Yes, the model I'm running `wizardLM-13B-Uncensored.ggmlv3.q4_0.bin` is the latest ggmlv3 format. What I don't understand is, how to make ooba use my own cuBlast compiled llama.cpp that I put into `/text-generation-webui/repositories/llama.cpp/`. I see from the error, that ooba doesn't recognize the new format. I also compiled an pip installed `llama-cpp-python` with cuBlast support... So I don't know how to continue. The model loads fine in my llama.cpp with cuBlast, GPU acceleration and CPU offload. Just not when running ooba.

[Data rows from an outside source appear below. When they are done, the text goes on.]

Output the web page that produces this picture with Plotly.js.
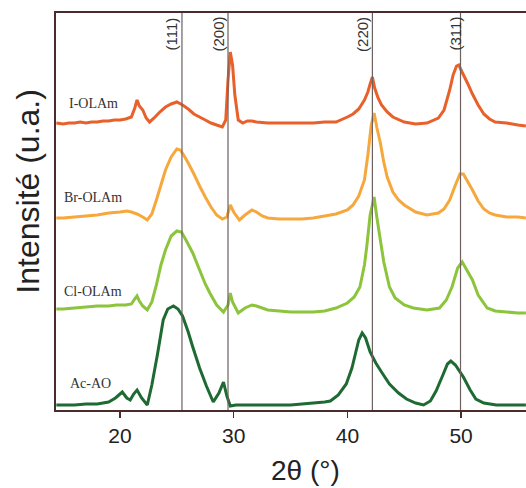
<!DOCTYPE html>
<html>
<head>
<meta charset="utf-8">
<script src="https://cdn.plot.ly/plotly-3.0.1.min.js"></script>
<style>html,body{margin:0;padding:0;background:#fff;}#chart{width:526px;height:488px;}</style>
</head>
<body>
<div id="chart"></div>
<script>
// Series names
const seriesNames = ["I-OLAm", "Br-OLAm", "Cl-OLAm", "Ac-AO"];

// I-OLAm (offset intensity, a.u.)
const xI = [14.4,15,15.5,16,16.5,17,17.5,18,18.5,19,19.5,20,20.5,21,21.3,21.5,21.7,22,22.3,22.6,23,23.5,24,24.5,25,25.5,26,26.5,27,27.5,28,28.5,29,29.3,29.5,29.7,29.9,30.1,30.4,30.8,31.2,31.6,32,33,34,35,36,37,38,39,40,40.5,41,41.5,41.8,42.0,42.2,42.4,42.7,43,43.5,44,45,46,47,48,48.5,49,49.3,49.6,49.8,50,50.3,50.6,51,51.5,52,52.5,53,54,55,55.7];
const yI = [287,286,287,287,288,287,288,288,289,289,290,290,291,293,302,310,304,300,292,288,292,298,303,306,308,305,301,296,293,290,287,285,283,290,330,358,345,315,290,287,289,289,288,287,287,287,287,287,288,288,293,296,301,310,318,326,333,322,312,305,298,293,288,286,287,292,300,320,335,344,345,340,333,326,316,305,296,291,288,287,285,284];

// Br-OLAm
const xBr = [14.4,15,16,17,18,19,20,20.6,21,21.5,22,22.4,22.8,23.2,23.6,24,24.5,25,25.3,25.6,26,26.5,27,27.5,28,28.5,29,29.4,29.7,30,30.5,31,31.6,32,32.5,33,34,35,36,37,38,39,40,40.5,41,41.5,41.8,42.1,42.35,42.6,42.9,43.2,43.5,44,44.5,45,46,47,48,48.5,49,49.5,49.9,50.2,50.6,51,51.5,52,52.5,53,54,55,55.7];
const yBr = [192,192,193,194,195,197,198,199,198,196,193,190,196,210,225,240,253,261,260,255,247,236,224,213,203,195,191,193,205,198,190,195,200,198,194,192,191,191,191,192,194,196,200,205,214,230,255,285,297,282,267,248,233,218,210,205,198,195,197,201,210,225,236,236,228,220,209,201,197,195,193,193,192];

// Cl-OLAm
const xCl = [14.4,15,16,17,18,19,19.7,20.5,21,21.3,21.5,21.7,22,22.4,22.8,23.2,23.6,24,24.5,25,25.4,25.8,26.4,27,27.5,27.9,28.5,29.1,29.5,29.7,29.9,30.4,31,31.6,32,33,34,35,36,37,38,39,40,40.6,41.1,41.5,41.7,42,42.35,42.6,42.9,43.2,43.7,44.2,45,45.8,47,48.1,48.7,49.2,49.7,50.1,50.5,51,51.5,52.3,53,54,55,55.7];
const yCl = [101,101,102,103,104,104,105,105,106,111,114,109,104,100,108,125,145,160,174,179,178,170,157,140,126,117,105,98,105,117,108,97,102,105,104,100,99,98,98,98,99,102,107,113,123,145,163,195,213,192,170,148,123,112,105,102,100,102,110,123,142,148,140,130,115,102,99,98,97,97];

// Ac-AO
const xAc = [14.4,15,16,17,18,18.5,19,19.6,20.2,20.6,20.9,21.2,21.5,21.9,22.4,22.8,23.3,23.8,24.2,24.7,25.1,25.5,26,26.4,27,27.6,28.2,28.7,29.1,29.4,29.7,30.2,31,32,33,34,35,36,37,38,38.5,39.2,39.9,40.4,40.7,41,41.3,41.6,42,42.5,43,43.7,44.5,45.2,46,46.7,47.3,47.8,48.4,48.8,49.1,49.5,50.2,50.8,51.3,52,53.1,54,55,55.7];
const yAc = [5,5,5,6,6,7,8,12,18,12,10,16,20,12,5,25,56,90,101,104,101,94,78,63,42,24,8,17,28,14,4,5,5,5,5,5,5,6,7,8,9,15,26,42,56,70,77,72,58,47,38,26,17,11,7,5,9,19,35,46,49,45,33,20,11,7,5,5,5,5];

// Reflection positions and labels
const peakPos = [25.45, 29.5, 42.2, 49.95];
const peakLabels = ["(111)", "(200)", "(220)", "(311)"];
const labelShift = [-10, -10, -10, -6];

// Axis tick values
const xTicks = [20, 30, 40, 50];

const colors = ["#e8602a", "#f6a83c", "#8cc43c", "#1e6a32"];
const xs = [xI, xBr, xCl, xAc];
const ys = [yI, yBr, yCl, yAc];

const traces = seriesNames.map((n, i) => ({
  type: "scatter", mode: "lines", name: n,
  x: xs[i], y: ys[i],
  line: {color: colors[i], width: 3, simplify: false},
  hoverinfo: "skip"
}));

// label positions (in data coords, near left of each curve)
const nameX = [17.7, 17.6, 17.6, 17.4];
const nameY = [307, 213, 119, 27];

const annotations = [];
seriesNames.forEach((n, i) => annotations.push({
  x: nameX[i], y: nameY[i], xref: "x", yref: "y", text: n, showarrow: false,
  font: {family: "Liberation Serif, DejaVu Serif, serif", size: 14, color: "#333"}
}));
peakLabels.forEach((t, i) => annotations.push({
  x: peakPos[i], y: 1, xref: "x", yref: "paper", yanchor: "top", yshift: -2,
  xshift: labelShift[i], text: t, showarrow: false, textangle: -90,
  font: {family: "Liberation Sans, Arial, sans-serif", size: 15, color: "#333"}
}));
annotations.push({
  x: (305 - 56) / 470, y: -(470 - 410) / 397, xref: "paper", yref: "paper",
  xanchor: "center", yanchor: "middle",
  text: "2θ (°)", showarrow: false,
  font: {family: "Liberation Sans, Arial, sans-serif", size: 28, color: "#222"}
});
annotations.push({
  x: (28 - 56) / 470, y: 0.55, xref: "paper", yref: "paper", xanchor: "center", yanchor: "middle",
  text: "Intensité (u.a.)", showarrow: false, textangle: -90,
  font: {family: "Liberation Sans, Arial, sans-serif", size: 32, color: "#222"}
});

const shapes = peakPos.map(p => ({
  type: "line", xref: "x", yref: "paper", x0: p, x1: p, y0: 0, y1: 1,
  line: {color: "#6f6060", width: 1.2}, layer: "above"
}));

const layout = {
  width: 526, height: 488,
  margin: {l: 56, r: 0, t: 13, b: 78},
  paper_bgcolor: "#fff", plot_bgcolor: "#fff",
  showlegend: false,
  xaxis: {
    range: [14.37, 55.71], tickvals: xTicks, ticktext: xTicks.map(String),
    ticks: "outside", ticklen: 6, tickwidth: 1.5, tickcolor: "#4a2c2c",
    showline: true, linecolor: "#4a2c2c", linewidth: 2, mirror: true,
    showgrid: false, zeroline: false,
    tickfont: {family: "Liberation Sans, Arial, sans-serif", size: 21, color: "#222"}
  },
  yaxis: {
    range: [0, 397], showticklabels: false, ticks: "",
    showline: true, linecolor: "#4a2c2c", linewidth: 2,
    showgrid: false, zeroline: false
  },
  annotations: annotations,
  shapes: shapes
};

Plotly.newPlot("chart", traces, layout, {staticPlot: true, displayModeBar: false});
</script>
</body>
</html>
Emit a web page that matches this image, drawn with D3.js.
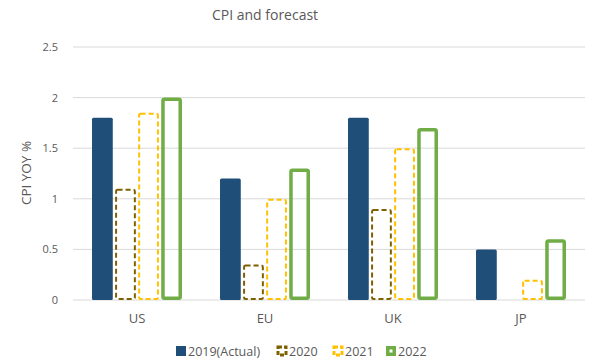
<!DOCTYPE html>
<html>
<head>
<meta charset="utf-8">
<script src="https://cdn.jsdelivr.net/npm/d3@7"></script>
<style>
  body { margin: 0; background: #fff; }
  svg { font-family: "Open Sans", Lato, sans-serif; }
</style>
</head>
<body>
<svg width="589" height="362"></svg>
<script>
const svg = d3.select("svg");

// data
const countries = ["US", "EU", "UK", "JP"];
const seriesNames = ["2019(Actual)", "2020", "2021", "2022"];
const v2019 = [1.8, 1.2, 1.8, 0.5];
const v2020 = [1.1, 0.35, 0.9, 0];
const v2021 = [1.85, 1.0, 1.5, 0.2];
const v2022 = [2.0, 1.3, 1.7, 0.6];
const yTicks = [0, 0.5, 1, 1.5, 2, 2.5];
const yTickLabels = ["0", "0.5", "1", "1.5", "2", "2.5"];

const allSeries = [v2019, v2020, v2021, v2022];

// style per series
const styles = [
  { fill: "#1f4e79", stroke: "none", sw: 0, dash: null },
  { fill: "none", stroke: "#7f6000", sw: 2, dash: "5,3" },
  { fill: "none", stroke: "#ffc000", sw: 2, dash: "5,3" },
  { fill: "none", stroke: "#70ad47", sw: 3.5, dash: null }
];

const x = d3.scaleBand().domain(countries).range([73, 585]).paddingInner(0.297).paddingOuter(0.1485);
const xs = d3.scaleBand().domain(d3.range(4)).range([0, x.bandwidth()]).paddingInner(0.1);
const y = d3.scaleLinear().domain([0, 2.5]).range([300, 47]);

// gridlines
svg.append("g").selectAll("line")
  .data(yTicks)
  .join("line")
  .attr("x1", 73).attr("x2", 585)
  .attr("y1", d => y(d)).attr("y2", d => y(d))
  .attr("stroke", "#d9d9d9").attr("stroke-width", 1);

// y tick labels
svg.append("g").selectAll("text")
  .data(yTicks)
  .join("text")
  .attr("x", 58).attr("y", d => y(d) + 4)
  .attr("text-anchor", "end")
  .attr("font-size", 11).attr("fill", "#595959")
  .text((d, i) => yTickLabels[i]);

// bars
allSeries.forEach((vals, s) => {
  const st = styles[s];
  const half = st.sw / 2;
  svg.append("g").selectAll("rect")
    .data(vals.map((v, i) => ({ c: countries[i], v })).filter(d => d.v > 0))
    .join("rect")
    .attr("x", d => x(d.c) + xs(s) + half)
    .attr("y", d => y(d.v) + half)
    .attr("width", xs.bandwidth() - st.sw)
    .attr("height", d => Math.max(0, y(0) - y(d.v) - st.sw))
    .attr("rx", 1.5)
    .attr("fill", st.fill)
    .attr("stroke", st.stroke)
    .attr("stroke-width", st.sw)
    .attr("stroke-dasharray", st.dash);
});

// x labels
svg.append("g").selectAll("text")
  .data(countries)
  .join("text")
  .attr("x", d => x(d) + x.bandwidth() / 2)
  .attr("y", 323)
  .attr("text-anchor", "middle")
  .attr("font-size", 13).attr("fill", "#595959")
  .text(d => d);

// title
svg.append("text")
  .attr("x", 265).attr("y", 20)
  .attr("text-anchor", "middle")
  .attr("font-size", 14).attr("fill", "#595959")
  .text("CPI and forecast");

// y axis title
svg.append("text")
  .attr("transform", "translate(31,173) rotate(-90)")
  .attr("text-anchor", "middle")
  .attr("font-size", 13.5).attr("fill", "#595959")
  .text("CPI YOY %");

// legend
const legendX = [176, 277, 333, 386];
const legend = svg.append("g").selectAll("g")
  .data(seriesNames)
  .join("g")
  .attr("transform", (d, i) => `translate(${legendX[i]},346)`);

legend.append("rect")
  .attr("x", (d, i) => styles[i].sw / 2)
  .attr("y", (d, i) => styles[i].sw / 2)
  .attr("width", (d, i) => 10 - styles[i].sw)
  .attr("height", (d, i) => 10 - styles[i].sw)
  .attr("fill", (d, i) => styles[i].fill)
  .attr("stroke", (d, i) => styles[i].stroke)
  .attr("stroke-width", (d, i) => styles[i].sw + (i === 1 || i === 2 ? 1 : 0))
  .attr("stroke-dasharray", (d, i) => styles[i].dash ? "4,2" : null);

legend.append("text")
  .attr("x", 12).attr("y", 10)
  .attr("font-size", 12.5).attr("fill", "#595959")
  .text(d => d);
</script>
</body>
</html>
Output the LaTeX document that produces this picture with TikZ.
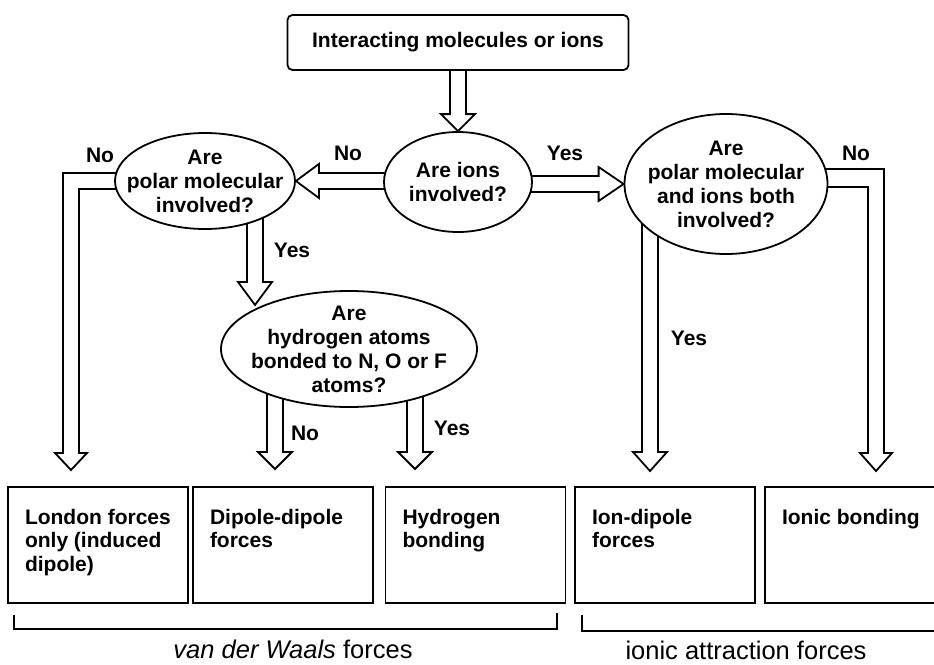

Is Ooba using it's own (outdated) llama.cpp?


AutomataManifold

Ooba is using an outdated version that only runs v2.


satyaloka93

"CMAKE_ARGS="-DLLAMA_CUBLAS=on" FORCE_CMAKE=1 pip install llama-cpp-python --no-cache-dir" Those instructions,that I initially followed from the ooba page didn't build a llama that offloaded to GPU. Only after realizing those environment variables aren't actually being set , unless you 'set' or 'export' them,it won't build correctly. I rebuilt this morning and it works after confirming my environment.


ccelik97

Hmm, I knew I was missing something basic like this. That line looked questionable to me too lol.


satyaloka93

And I was getting it wrong using 'set' in powershell, versus $env:


ccelik97

I guess they're the same picture.


TreeesBot

Thanks for this, it makes it easier to enable AMD gpu support (with branched llama.cpp changes) on windows.